• Rows
--------
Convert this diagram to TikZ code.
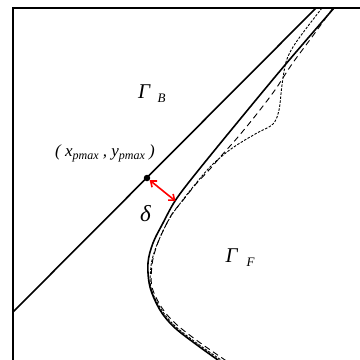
--------
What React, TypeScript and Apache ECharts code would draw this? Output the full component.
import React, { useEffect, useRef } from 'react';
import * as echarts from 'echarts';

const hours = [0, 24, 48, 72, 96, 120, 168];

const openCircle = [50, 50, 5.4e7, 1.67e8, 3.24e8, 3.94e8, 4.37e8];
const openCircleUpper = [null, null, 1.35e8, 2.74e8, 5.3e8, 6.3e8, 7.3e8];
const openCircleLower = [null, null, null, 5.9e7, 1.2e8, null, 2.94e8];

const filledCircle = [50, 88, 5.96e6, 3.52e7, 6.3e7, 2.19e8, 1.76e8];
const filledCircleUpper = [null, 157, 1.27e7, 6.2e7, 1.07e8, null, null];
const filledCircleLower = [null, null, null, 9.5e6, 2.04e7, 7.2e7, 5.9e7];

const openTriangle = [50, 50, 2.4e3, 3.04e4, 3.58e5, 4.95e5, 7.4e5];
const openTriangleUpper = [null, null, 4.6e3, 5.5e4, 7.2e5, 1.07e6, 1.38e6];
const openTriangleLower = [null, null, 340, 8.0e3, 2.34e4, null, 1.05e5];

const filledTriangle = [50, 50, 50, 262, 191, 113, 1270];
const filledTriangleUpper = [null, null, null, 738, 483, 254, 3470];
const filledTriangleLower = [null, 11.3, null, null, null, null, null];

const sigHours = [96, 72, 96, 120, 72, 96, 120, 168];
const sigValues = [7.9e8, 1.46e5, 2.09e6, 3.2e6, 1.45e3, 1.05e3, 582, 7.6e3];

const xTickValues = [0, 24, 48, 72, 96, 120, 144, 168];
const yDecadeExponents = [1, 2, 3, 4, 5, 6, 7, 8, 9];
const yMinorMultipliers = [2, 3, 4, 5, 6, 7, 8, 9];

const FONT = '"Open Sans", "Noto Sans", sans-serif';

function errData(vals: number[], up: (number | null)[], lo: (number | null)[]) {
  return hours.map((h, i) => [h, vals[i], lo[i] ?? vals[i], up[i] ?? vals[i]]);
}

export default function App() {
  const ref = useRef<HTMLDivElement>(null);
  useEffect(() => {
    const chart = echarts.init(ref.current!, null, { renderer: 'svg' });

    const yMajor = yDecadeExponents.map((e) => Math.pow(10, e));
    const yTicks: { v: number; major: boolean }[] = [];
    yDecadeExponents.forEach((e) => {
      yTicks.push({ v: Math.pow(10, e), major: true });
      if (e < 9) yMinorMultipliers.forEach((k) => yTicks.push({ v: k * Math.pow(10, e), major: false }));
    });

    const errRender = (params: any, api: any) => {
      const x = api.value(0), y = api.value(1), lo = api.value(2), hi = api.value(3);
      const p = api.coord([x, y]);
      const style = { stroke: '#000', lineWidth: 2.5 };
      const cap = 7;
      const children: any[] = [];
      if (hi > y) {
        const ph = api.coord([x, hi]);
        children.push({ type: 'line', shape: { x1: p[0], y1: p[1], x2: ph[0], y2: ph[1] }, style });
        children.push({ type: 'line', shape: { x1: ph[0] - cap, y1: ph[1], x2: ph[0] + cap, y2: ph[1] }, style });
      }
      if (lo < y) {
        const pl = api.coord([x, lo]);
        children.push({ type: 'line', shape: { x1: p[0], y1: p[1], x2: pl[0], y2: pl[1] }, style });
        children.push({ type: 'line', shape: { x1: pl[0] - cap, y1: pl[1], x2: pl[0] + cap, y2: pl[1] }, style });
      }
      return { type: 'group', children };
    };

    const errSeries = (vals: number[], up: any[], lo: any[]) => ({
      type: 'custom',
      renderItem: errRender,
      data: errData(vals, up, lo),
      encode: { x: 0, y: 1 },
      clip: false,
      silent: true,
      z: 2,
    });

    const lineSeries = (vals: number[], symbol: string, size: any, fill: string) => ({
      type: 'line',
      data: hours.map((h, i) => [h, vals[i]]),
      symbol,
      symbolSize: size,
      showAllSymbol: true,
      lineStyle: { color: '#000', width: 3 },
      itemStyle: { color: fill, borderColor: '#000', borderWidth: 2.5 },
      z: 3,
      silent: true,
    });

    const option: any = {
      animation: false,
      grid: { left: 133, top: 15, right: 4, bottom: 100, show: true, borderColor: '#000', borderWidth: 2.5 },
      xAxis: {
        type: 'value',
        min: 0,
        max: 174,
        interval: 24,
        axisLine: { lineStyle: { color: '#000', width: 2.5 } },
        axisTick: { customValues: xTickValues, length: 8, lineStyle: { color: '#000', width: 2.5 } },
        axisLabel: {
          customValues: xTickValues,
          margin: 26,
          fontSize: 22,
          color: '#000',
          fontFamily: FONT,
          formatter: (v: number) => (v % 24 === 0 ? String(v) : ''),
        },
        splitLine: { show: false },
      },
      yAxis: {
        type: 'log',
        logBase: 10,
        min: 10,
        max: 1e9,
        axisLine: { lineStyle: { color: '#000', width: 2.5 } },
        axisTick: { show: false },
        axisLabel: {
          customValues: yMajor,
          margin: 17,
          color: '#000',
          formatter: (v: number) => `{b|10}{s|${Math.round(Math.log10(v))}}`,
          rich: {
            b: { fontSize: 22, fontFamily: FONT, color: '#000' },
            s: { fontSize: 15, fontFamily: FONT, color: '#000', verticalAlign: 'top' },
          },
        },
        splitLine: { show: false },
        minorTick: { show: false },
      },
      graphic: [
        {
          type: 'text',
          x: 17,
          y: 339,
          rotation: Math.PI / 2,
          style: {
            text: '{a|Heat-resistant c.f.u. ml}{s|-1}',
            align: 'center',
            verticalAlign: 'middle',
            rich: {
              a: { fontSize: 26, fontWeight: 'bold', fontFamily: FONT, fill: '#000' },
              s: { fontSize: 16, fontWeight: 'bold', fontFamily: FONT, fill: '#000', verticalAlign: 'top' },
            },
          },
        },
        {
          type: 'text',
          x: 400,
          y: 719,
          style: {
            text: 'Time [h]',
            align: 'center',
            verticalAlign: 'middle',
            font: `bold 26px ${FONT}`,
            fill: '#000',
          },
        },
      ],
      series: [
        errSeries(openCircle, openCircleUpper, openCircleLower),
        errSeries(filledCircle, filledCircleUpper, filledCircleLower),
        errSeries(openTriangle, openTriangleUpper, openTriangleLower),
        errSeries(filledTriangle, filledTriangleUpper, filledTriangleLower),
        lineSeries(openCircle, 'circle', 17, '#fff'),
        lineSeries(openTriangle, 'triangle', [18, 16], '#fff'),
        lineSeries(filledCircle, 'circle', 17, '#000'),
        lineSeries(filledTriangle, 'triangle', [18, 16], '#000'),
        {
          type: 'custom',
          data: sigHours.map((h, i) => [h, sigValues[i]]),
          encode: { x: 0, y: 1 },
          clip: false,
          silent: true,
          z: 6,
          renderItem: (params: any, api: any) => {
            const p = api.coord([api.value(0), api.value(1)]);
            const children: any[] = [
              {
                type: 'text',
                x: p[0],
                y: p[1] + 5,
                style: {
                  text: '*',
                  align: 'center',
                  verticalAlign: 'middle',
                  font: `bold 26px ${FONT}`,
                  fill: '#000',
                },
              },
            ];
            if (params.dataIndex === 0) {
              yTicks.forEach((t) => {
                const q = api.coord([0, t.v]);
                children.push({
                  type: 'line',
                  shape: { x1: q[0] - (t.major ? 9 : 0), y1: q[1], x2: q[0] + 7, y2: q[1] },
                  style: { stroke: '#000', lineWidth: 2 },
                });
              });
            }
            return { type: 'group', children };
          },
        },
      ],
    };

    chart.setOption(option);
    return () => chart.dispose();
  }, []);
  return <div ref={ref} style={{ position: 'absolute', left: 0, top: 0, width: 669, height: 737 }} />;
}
--------
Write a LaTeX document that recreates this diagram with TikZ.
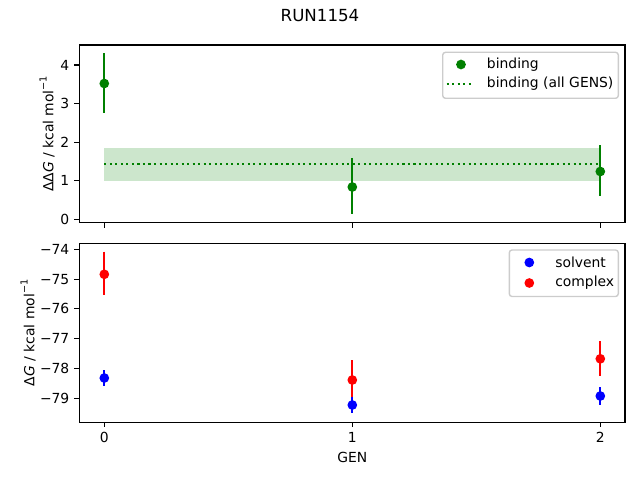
--------
• Job
Only the lines running from the line with "What React, TypeScript" through the line with "2.04e7, 7.2e7, 5.9e7];" should be repeated, exactly and with both ends kept.

• Correct output
What React, TypeScript and Apache ECharts code would draw this? Output the full component.
import React, { useEffect, useRef } from 'react';
import * as echarts from 'echarts';

const hours = [0, 24, 48, 72, 96, 120, 168];

const openCircle = [50, 50, 5.4e7, 1.67e8, 3.24e8, 3.94e8, 4.37e8];
const openCircleUpper = [null, null, 1.35e8, 2.74e8, 5.3e8, 6.3e8, 7.3e8];
const openCircleLower = [null, null, null, 5.9e7, 1.2e8, null, 2.94e8];

const filledCircle = [50, 88, 5.96e6, 3.52e7, 6.3e7, 2.19e8, 1.76e8];
const filledCircleUpper = [null, 157, 1.27e7, 6.2e7, 1.07e8, null, null];
const filledCircleLower = [null, null, null, 9.5e6, 2.04e7, 7.2e7, 5.9e7];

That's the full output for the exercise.